Андрей уже понял, к чему он клонит, потому что вдруг вспомнил нашумевшую в свое время историю о двух трупах, обнаруженных в старом загородном доме, где в летнее время проживала семья тогдашнего заместителя министра экономики Французова. Тела принадлежали его пожилым родителям. Множество ножевых ранений, буквально перевернутый вверх дном дом, следы пыток, исчезнувшие деньги и ценные вещи – все прямо указывало на ограбление. Через три дня милиция задержала на Ярославском вокзале двух ранее судимых бомжей, у одного из которых при обыске обнаружили именные часы Французова-старшего и старинную эмалевую брошь, принадлежавшую его супруге.
– Вы думаете…
Андрей так и не смог заставить себя произнести вслух вертевшийся на языке вопрос, но Французов его понял.
– А вы быстро соображаете, – похвалил он. – И память у вас хорошая. Сразу видно настоящего профессионала… Я не думаю, Андрей Юрьевич, я уверен. Никогда не сомневался, с самой первой минуты. Они, по всей видимости, решили, что тайник нашел отец, и, когда висеть на волоске стало невмоготу, послали туда своих людей – скорее всего, каких-нибудь уличных бандитов, потому что Монах, став депутатом, не утратил связей с уголовным миром. Тогда, как и сейчас, я ничего не мог доказать, но я точно знаю: это они. А те бомжи были просто козлами отпущения. Что может быть проще, чем подбросить парочку улик безответному бродяге с кучей судимостей за плечами?

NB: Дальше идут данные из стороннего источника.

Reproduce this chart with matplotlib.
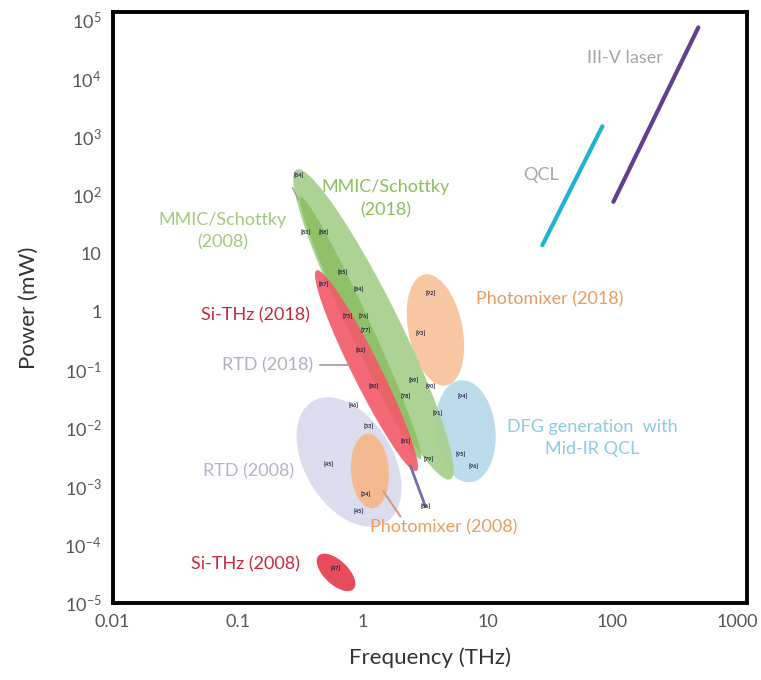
import numpy as np
import matplotlib
matplotlib.use("Agg")
import matplotlib.pyplot as plt

plt.rcParams['font.family'] = ['Lato', 'DejaVu Sans']
plt.rcParams['mathtext.fontset'] = 'custom'
plt.rcParams['mathtext.rm'] = 'Lato'

# ---------------- data ----------------
x_ticks = [0.01, 0.1, 1, 10, 100, 1000]
x_tick_labels = ['0.01', '0.1', '1', '10', '100', '1000']
y_ticks = [1e-5, 1e-4, 1e-3, 1e-2, 1e-1, 1, 10, 1e2, 1e3, 1e4, 1e5]
y_tick_labels = [r'$\mathregular{10^{-5}}$', r'$\mathregular{10^{-4}}$', r'$\mathregular{10^{-3}}$',
                 r'$\mathregular{10^{-2}}$', r'$\mathregular{10^{-1}}$', '1', '10',
                 r'$\mathregular{10^{2}}$', r'$\mathregular{10^{3}}$', r'$\mathregular{10^{4}}$',
                 r'$\mathregular{10^{5}}$']

# technology regions: major-axis end points (THz, mW)
region_names = ['RTD (2008)', 'Photomixer (2008)', 'DFG', 'Photomixer (2018)',
                'MMIC/Schottky (2018)', 'MMIC/Schottky (2008)', 'Si-THz (2018)', 'Si-THz (2008)']
region_f1 = [0.398, 1.096, 6.08, 3.13, 0.296, 0.319, 0.4285, 0.445]
region_p1 = [0.0289, 8.07e-3, 0.0667, 4.36, 275, 93.8, 5.12, 6.5e-5]
region_f2 = [1.53, 1.20, 7.31, 4.70, 5.06, 2.91, 2.70, 0.847]
region_p2 = [2.42e-4, 4.23e-4, 1.19e-3, 0.0546, 1.34e-3, 2.98e-3, 1.85e-3, 1.75e-5]

# laser lines (THz, mW)
qcl_f = [27.5, 83.2]
qcl_p = [13.9, 1524]
iiiv_f = [101.9, 487.5]
iiiv_p = [76.9, 7.57e4]
rtd18_f = [2.42, 3.19]
rtd18_p = [2.25e-3, 4.58e-4]

# reference tags (THz, mW)
ref_tags = ['[84]', '[83]', '[88]', '[85]', '[87]', '[84]', '[75]', '[76]', '[77]', '[82]',
            '[80]', '[89]', '[90]', '[78]', '[91]', '[81]', '[79]', '[92]', '[93]',
            '[94]', '[95]', '[96]', '[46]', '[45]', '[45]', '[33]', '[34]', '[86]', '[47]']
ref_f = [0.308, 0.350, 0.488, 0.692, 0.488, 0.929, 0.759, 1.02, 1.06, 0.964,
         1.22, 2.56, 3.50, 2.21, 3.98, 2.21, 3.37, 3.50, 2.91,
         6.31, 6.08, 7.73, 0.85, 0.535, 0.929, 1.117, 1.06, 3.19, 0.608]
ref_p = [225, 23.3, 23.3, 4.73, 2.93, 2.40, 0.853, 0.853, 0.489, 0.220,
         0.0525, 0.0667, 0.0525, 0.0352, 0.0179, 6.1e-3, 2.98e-3, 2.13, 0.434,
         0.0352, 3.64e-3, 2.25e-3, 0.0246, 2.44e-3, 3.75e-4, 0.0107, 7.4e-4, 4.58e-4, 4.04e-5]

# ---------------- style ----------------
region_minor_px = [88, 38, 60, 54, 50, 22, 28, 24]
region_colors = ['#dcdcef', '#f5b98c', '#bcdcec', '#f9c6a2', '#a9d18e', '#86bd5a', '#f25c6a', '#e64c5c']
region_alpha = [1.0, 0.95, 1.0, 1.0, 0.95, 0.75, 0.92, 1.0]

fig = plt.figure(figsize=(7.61, 6.80), dpi=100)
ax = fig.add_axes([0.148, 0.113, 0.834, 0.869])
ax.set_xscale('log')
ax.set_yscale('log')
ax.set_xlim(0.01, 10 ** 3.08)
ax.set_ylim(1e-5, 10 ** 5.14)


def blob(f1, p1, f2, p2, minor, **kw):
    a = ax.transData.transform((f1, p1))
    b = ax.transData.transform((f2, p2))
    c = (a + b) / 2
    d = b - a
    L = np.hypot(*d) / 2
    u = d / np.hypot(*d)
    v = np.array([-u[1], u[0]])
    t = np.linspace(0, 2 * np.pi, 200)
    pts = c + np.outer(L * np.cos(t), u) + np.outer(minor / 2 * np.sin(t), v)
    data = ax.transData.inverted().transform(pts)
    ax.fill(data[:, 0], data[:, 1], lw=0, **kw)


for i in range(len(region_names)):
    blob(region_f1[i], region_p1[i], region_f2[i], region_p2[i], region_minor_px[i],
         color=region_colors[i], alpha=region_alpha[i], zorder=2 + i * 0.1)

ax.plot(qcl_f, qcl_p, color='#1fb4cf', lw=3, solid_capstyle='round', zorder=4)
ax.plot(iiiv_f, iiiv_p, color='#63408f', lw=3, solid_capstyle='round', zorder=4)
ax.plot(rtd18_f, rtd18_p, color='#7272a8', lw=2, zorder=4)
ax.plot([1.47, 2.01], [8.3e-4, 3.08e-4], color='#d49a8a', lw=1.5, zorder=4)
ax.plot([0.461, 0.773], [0.121, 0.121], color='#9a9aa8', lw=1.2, zorder=4)
ax.plot([0.275, 0.308], [134, 83], color='#a0a0a0', lw=1, zorder=4)

for tag, f, p in zip(ref_tags, ref_f, ref_p):
    ax.text(f, p, tag, fontsize=4, color='#1c1c44', fontweight='bold',
            ha='center', va='center', zorder=6)

fs = 13
labels = [
    ('III-V laser', 127, 2.29e4, '#a6a6a6'),
    ('QCL', 27.0, 225, '#a6a6a6'),
    ('MMIC/Schottky\n(2018)', 1.53, 86.8, '#8dbf5c'),
    ('MMIC/Schottky\n(2008)', 0.0759, 24.2, '#a3c97c'),
    ('Photomixer (2018)', 31.3, 1.61, '#e89d62'),
    ('Si-THz (2018)', 0.139, 0.853, '#c8283e'),
    ('RTD (2018)', 0.174, 0.121, '#b0b0c4'),
    ('DFG generation  with\nMid-IR QCL', 69.2, 6.87e-3, '#8ccbe2'),
    ('RTD (2008)', 0.1225, 1.85e-3, '#b4b4c8'),
    ('Photomixer (2008)', 4.45, 1.99e-4, '#e8a060'),
    ('Si-THz (2008)', 0.116, 4.54e-5, '#c8283e'),
]
for txt, f, p, col in labels:
    ax.text(f, p, txt, fontsize=fs, color=col, ha='center', va='center',
            linespacing=1.5, zorder=7)

ax.set_xticks(x_ticks)
ax.set_xticklabels(x_tick_labels)
ax.set_yticks(y_ticks)
ax.set_yticklabels(y_tick_labels)
ax.minorticks_off()
ax.tick_params(length=0, labelsize=13, labelcolor='#555555', pad=8)
for s in ax.spines.values():
    s.set_linewidth(2.8)
    s.set_color('black')

ax.set_xlabel('Frequency (THz)', fontsize=16, color='#333333', labelpad=12)
ax.set_ylabel('Power (mW)', fontsize=16, color='#333333', labelpad=18)

fig.savefig('out.png', dpi=100)
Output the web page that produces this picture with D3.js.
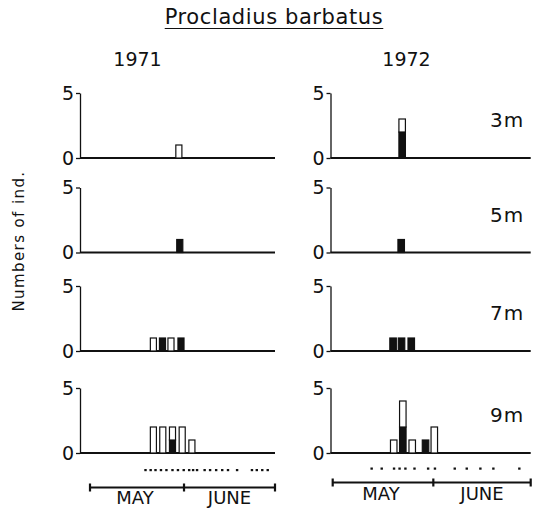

– Особенно если за дело берется сотрудник прокуратуры, – пробормотал Андрей.
– Вот именно. Это же азбука! Они бы давно убили и меня, но боялись оборвать последнюю ниточку – вернее, одну из ниточек, которые могли привести к сокровищам. Они наверняка сто раз это обсуждали, и каждый из них сто раз божился, что тайник обчистил не он, но кто же верит словам! В этом плане все, и я в том числе, находились в одинаковых условиях, все были под подозрением…
– А потом?
– А потом я не выдержал, сорвался и начал сводить счеты – выявлять злоупотребления, инициировать депутатские, налоговые, аудиторские и бог весть какие еще проверки – словом, бить по болевым точкам. В результате меня прихлопнули моим же оружием, и, если бы не своевременный сигнал, я умер бы в камере следственного изолятора и давно бы истлел в земле. Но я успел уехать и даже дал, наивный чудак, пресс-конференцию в Лондоне. После нее в меня стреляли, я понял, что игры кончились, и тайно уехал в Аргентину. И все эти годы помнил о долгах, которые не успел отдать. Первый – родители, второй – содержимое тайника. И еще один, с которым я уже безнадежно опоздал. У меня была тетка… то есть даже и не тетка вовсе, а няня, просто я ее так называл: тетя Варя. Когда я подрос, она, конечно, уехала, купила домик в какой-то Богом забытой деревушке и жила там одна как перст в компании таких же, как сама, старичков и старушек.
– Так, значит, информация в Интернете об умершей тетушке не была уткой?! – поразился Андрей. – Поверить не могу. Вы что же, действительно летели на похороны?
– Да, кто-то очень грамотно меня слил, – признал Французов. – Кто-то… Впрочем, это уже неважно. Да, я думал, что еще успею раздать долги и попрощаться, но, как видите, не успел. Сначала у меня обнаружили эту опухоль, и я потратил впустую чертову уйму времени, пытаясь от нее избавиться. Потом медицина развела руками, потом мне сообщили, что тетя Варя умерла, и я понял, что, промедлив еще хотя бы день, опоздаю окончательно и бесповоротно. Видимо, из-за спешки и произошла утечка информации, в результате которой меня взяли прямо в аэропорту. Тетя Варя завещала мне свой домик в деревне, а я даже не успел вступить во владение наследством. Обидно, что все так неудачно вышло.
– М-да, – сказал Андрей. А что еще он мог сказать?
2
Во что одет Бегунок, в темноте было не разглядеть, но пахло от него крепко и весьма красноречиво – застарелым потом, навозом, соломенной трухой, пылью, мышиным пометом, какой-то неприятной кислятиной, а еще – церковным елеем.
– Ты чего, в натуре, в монахи записался? – со смесью удивления и насмешки спросил Кот.